Task to complete
Which lines run from the first one up to and including the one with "probe.remove()"? Print exactly those.

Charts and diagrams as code
····················
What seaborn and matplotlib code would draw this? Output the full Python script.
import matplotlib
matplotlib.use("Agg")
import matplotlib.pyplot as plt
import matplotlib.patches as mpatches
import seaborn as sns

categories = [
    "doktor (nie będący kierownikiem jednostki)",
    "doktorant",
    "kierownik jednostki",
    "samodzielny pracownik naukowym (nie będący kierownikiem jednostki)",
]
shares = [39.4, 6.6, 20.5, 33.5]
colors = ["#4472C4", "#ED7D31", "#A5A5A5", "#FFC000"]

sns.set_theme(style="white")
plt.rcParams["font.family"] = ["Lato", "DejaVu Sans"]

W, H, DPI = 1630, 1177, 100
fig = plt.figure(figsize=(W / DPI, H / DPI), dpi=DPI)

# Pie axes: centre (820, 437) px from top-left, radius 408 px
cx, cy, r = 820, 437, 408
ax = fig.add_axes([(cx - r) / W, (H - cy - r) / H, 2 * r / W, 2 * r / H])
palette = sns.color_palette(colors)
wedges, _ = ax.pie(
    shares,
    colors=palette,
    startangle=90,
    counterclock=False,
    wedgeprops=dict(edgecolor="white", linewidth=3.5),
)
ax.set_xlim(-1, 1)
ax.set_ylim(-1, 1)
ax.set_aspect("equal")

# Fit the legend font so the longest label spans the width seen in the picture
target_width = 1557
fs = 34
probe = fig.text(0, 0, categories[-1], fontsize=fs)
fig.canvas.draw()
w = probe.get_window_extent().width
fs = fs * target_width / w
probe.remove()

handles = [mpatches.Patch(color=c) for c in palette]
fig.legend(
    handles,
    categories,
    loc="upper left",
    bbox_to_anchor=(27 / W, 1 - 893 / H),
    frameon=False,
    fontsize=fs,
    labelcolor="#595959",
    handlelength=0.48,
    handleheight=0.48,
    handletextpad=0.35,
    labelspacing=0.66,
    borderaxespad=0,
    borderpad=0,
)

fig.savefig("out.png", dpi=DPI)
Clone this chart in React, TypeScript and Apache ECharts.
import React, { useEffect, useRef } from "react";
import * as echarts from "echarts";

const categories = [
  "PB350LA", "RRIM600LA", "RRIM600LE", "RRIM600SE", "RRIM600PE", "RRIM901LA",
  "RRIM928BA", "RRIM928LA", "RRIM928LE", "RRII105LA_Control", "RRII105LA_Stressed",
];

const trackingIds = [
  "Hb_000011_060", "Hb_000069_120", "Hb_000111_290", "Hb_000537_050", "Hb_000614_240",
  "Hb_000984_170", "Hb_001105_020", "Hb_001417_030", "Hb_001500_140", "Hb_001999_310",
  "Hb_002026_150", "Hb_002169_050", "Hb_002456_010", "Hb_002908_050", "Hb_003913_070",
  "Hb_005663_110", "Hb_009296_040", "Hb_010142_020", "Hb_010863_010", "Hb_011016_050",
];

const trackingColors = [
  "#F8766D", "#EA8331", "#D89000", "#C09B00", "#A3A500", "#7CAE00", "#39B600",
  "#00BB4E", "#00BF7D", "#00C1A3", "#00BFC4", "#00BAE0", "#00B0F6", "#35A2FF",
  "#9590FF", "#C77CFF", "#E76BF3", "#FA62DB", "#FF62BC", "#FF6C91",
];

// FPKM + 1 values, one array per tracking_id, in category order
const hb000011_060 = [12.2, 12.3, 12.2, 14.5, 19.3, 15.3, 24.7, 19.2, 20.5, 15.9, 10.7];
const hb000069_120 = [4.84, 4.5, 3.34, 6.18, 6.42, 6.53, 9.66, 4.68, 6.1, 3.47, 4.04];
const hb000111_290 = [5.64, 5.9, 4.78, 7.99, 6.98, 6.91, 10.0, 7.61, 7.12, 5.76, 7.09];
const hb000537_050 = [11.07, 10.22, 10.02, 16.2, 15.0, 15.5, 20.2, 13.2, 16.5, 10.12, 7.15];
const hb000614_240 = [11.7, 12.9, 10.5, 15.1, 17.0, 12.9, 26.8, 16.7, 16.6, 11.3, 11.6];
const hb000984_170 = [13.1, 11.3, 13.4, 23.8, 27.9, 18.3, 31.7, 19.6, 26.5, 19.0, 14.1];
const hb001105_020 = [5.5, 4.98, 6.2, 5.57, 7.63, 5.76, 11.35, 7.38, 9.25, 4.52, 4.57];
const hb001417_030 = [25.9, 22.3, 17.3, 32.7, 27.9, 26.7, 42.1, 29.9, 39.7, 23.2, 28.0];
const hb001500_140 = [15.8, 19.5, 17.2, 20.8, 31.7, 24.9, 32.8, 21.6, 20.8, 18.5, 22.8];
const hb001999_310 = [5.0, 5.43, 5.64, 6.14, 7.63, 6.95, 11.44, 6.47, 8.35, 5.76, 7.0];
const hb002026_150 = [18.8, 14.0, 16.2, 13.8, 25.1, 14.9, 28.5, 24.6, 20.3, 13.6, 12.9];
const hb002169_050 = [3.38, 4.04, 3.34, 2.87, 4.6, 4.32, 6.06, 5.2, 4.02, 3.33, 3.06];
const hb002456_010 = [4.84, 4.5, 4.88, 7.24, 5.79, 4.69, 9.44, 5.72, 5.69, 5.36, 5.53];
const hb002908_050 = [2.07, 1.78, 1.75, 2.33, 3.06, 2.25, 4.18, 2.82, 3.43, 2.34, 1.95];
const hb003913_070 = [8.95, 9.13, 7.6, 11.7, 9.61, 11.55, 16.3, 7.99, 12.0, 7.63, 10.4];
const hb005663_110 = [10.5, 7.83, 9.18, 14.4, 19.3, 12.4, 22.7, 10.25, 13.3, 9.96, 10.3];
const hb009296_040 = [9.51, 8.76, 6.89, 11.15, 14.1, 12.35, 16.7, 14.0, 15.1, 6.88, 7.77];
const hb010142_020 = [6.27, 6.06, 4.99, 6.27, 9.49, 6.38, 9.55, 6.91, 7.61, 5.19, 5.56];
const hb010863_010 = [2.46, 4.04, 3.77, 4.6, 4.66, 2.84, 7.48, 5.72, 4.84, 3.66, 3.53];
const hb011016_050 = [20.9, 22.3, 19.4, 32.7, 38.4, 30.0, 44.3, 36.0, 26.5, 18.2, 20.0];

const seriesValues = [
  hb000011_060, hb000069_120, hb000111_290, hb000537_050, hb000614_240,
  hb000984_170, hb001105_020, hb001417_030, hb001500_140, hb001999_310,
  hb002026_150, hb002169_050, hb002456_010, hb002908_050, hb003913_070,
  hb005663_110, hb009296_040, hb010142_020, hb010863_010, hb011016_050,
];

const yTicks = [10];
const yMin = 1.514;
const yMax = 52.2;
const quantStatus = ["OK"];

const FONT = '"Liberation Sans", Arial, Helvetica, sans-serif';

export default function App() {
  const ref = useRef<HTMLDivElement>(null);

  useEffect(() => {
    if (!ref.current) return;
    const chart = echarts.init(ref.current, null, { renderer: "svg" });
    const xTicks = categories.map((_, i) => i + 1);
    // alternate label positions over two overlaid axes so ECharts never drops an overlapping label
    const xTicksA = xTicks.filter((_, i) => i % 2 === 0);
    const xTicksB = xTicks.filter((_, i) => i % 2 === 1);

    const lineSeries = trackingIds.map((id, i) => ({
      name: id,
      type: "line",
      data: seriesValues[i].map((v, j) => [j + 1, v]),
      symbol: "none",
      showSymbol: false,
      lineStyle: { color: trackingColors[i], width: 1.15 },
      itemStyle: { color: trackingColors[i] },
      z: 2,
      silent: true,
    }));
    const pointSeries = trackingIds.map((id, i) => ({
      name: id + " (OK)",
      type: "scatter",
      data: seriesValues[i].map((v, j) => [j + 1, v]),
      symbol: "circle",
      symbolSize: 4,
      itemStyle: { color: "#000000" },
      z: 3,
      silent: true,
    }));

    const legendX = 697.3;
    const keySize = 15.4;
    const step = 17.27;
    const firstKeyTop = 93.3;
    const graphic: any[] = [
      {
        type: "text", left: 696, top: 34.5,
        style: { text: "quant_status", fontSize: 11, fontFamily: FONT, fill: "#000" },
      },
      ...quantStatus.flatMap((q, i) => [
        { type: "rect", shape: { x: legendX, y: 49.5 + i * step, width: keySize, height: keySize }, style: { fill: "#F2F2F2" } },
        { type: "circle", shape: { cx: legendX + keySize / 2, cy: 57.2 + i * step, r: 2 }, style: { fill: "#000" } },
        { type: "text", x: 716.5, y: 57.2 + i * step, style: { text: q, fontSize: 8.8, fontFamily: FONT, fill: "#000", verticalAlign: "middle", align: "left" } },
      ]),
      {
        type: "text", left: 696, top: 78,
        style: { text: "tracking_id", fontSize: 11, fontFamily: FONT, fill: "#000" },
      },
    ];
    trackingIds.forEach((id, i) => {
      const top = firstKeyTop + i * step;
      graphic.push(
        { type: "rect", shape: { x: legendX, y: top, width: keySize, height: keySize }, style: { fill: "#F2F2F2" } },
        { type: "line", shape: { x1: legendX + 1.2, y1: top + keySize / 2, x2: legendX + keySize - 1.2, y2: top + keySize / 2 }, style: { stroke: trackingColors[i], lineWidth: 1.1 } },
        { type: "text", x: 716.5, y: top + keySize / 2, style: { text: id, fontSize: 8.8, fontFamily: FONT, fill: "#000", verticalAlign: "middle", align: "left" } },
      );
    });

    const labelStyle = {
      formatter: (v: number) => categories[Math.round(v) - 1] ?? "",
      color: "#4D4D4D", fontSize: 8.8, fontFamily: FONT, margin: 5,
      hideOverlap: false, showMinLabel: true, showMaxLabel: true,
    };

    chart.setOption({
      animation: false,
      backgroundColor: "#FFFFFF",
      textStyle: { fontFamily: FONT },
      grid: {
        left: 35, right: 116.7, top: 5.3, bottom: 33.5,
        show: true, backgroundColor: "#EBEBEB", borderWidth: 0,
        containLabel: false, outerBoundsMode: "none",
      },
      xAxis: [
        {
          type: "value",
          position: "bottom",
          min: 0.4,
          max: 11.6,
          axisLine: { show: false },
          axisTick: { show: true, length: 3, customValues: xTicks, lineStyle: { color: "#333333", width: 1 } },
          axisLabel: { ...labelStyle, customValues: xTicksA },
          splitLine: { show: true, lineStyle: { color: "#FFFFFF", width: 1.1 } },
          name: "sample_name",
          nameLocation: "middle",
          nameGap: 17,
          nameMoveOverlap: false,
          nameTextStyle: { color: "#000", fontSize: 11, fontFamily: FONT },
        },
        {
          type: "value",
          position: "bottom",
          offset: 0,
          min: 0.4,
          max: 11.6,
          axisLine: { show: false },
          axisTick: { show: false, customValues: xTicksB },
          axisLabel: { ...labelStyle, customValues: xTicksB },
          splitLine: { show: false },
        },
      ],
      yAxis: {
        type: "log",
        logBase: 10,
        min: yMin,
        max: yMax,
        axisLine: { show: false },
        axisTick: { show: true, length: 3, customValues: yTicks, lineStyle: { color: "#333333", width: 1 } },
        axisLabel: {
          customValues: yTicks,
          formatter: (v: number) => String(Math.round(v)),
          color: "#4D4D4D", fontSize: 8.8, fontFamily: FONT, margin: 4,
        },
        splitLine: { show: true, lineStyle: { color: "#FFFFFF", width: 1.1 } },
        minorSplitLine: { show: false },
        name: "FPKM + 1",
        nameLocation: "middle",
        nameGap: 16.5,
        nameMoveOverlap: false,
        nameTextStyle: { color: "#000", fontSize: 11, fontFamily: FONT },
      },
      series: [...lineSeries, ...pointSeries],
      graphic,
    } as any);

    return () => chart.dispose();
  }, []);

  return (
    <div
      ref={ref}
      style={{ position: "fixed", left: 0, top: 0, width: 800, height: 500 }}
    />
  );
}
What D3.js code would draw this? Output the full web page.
····················
Answer to this problem
What seaborn and matplotlib code would draw this? Output the full Python script.
import matplotlib
matplotlib.use("Agg")
import matplotlib.pyplot as plt
import matplotlib.patches as mpatches
import seaborn as sns

categories = [
    "doktor (nie będący kierownikiem jednostki)",
    "doktorant",
    "kierownik jednostki",
    "samodzielny pracownik naukowym (nie będący kierownikiem jednostki)",
]
shares = [39.4, 6.6, 20.5, 33.5]
colors = ["#4472C4", "#ED7D31", "#A5A5A5", "#FFC000"]

sns.set_theme(style="white")
plt.rcParams["font.family"] = ["Lato", "DejaVu Sans"]

W, H, DPI = 1630, 1177, 100
fig = plt.figure(figsize=(W / DPI, H / DPI), dpi=DPI)

# Pie axes: centre (820, 437) px from top-left, radius 408 px
cx, cy, r = 820, 437, 408
ax = fig.add_axes([(cx - r) / W, (H - cy - r) / H, 2 * r / W, 2 * r / H])
palette = sns.color_palette(colors)
wedges, _ = ax.pie(
    shares,
    colors=palette,
    startangle=90,
    counterclock=False,
    wedgeprops=dict(edgecolor="white", linewidth=3.5),
)
ax.set_xlim(-1, 1)
ax.set_ylim(-1, 1)
ax.set_aspect("equal")

# Fit the legend font so the longest label spans the width seen in the picture
target_width = 1557
fs = 34
probe = fig.text(0, 0, categories[-1], fontsize=fs)
fig.canvas.draw()
w = probe.get_window_extent().width
fs = fs * target_width / w
probe.remove()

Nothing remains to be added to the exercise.